MHCLG has published its response to the 2023 consultation on the proposals to introduce Environmental Outcome Reports (EOR) to replace Strategic Environmental Assessments (SEA). It also published its roadmap to deliver the new system by the end of next year.


Government Proposals on Environmental Outcome Reporting

The application of SEA to neighbourhood plans has been problematic from the outset. With little guidance to plan makers or to LPAs on how to go about this in the early days, and with so little funding available, developers quickly spotted SEA as the ‘Achilles Heel’ in the process. Some successful Judicial Reviews were a painful reminder that this highly technical responsibility had to be handled with great care.


For many years, communities were able to access a free SEA service from the national support programme. The process and output closely resembled those of Local Plan sustainability appraisals in terms of the depth and breadth of their technical content.

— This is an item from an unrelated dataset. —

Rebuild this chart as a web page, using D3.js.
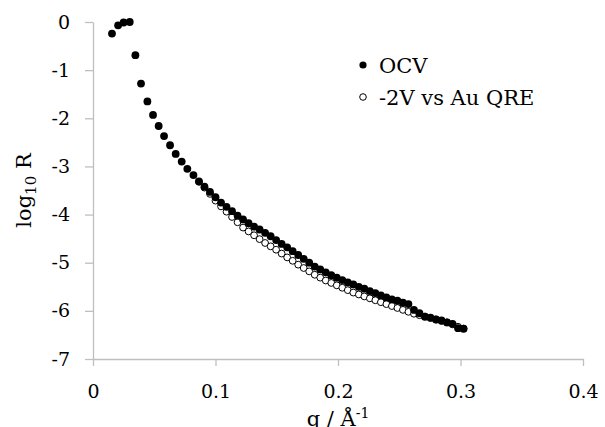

That ‘gold-plating’ of the process tackled the legal challenge problem, but at what price? Firstly, it hid the fact that far too many neighbourhood plans were having to have an SEA than the law and guidance required. Secondly, it made projects entirely dependent on external support as volunteer teams would be very unlikely to take the risk of producing an SEA themselves. And thirdly, the true cost of carrying out SEAs is now clear, with communities realising that it will eat up a significant proportion of their project budget.


For those reasons alone a replacement system must be welcomed, but with caution. Neither of the two new reports, or the 2023 consultation document, mentioned neighbourhood plans. And we know of no independent research since 2015 of how SEA has been applied to those plans that could have informed the new EOR system from this different plan making perspective.


With a much higher proportion of future neighbourhood plans choosing to allocate development sites, we also worry that even a supposed lighter touch EOR regime will continue to focus too much on environmental and not social and economic impacts. And ‘lighter touch’ may still be unaffordable for too many as local planning authorities remain risk-averse in their information needs.


We will therefore keep a close eye on how the new system is designed and tested and we hope to be involved in the coming months. Very few other bodies could match our experience and expertise in operating SEA for neighbourhood plans.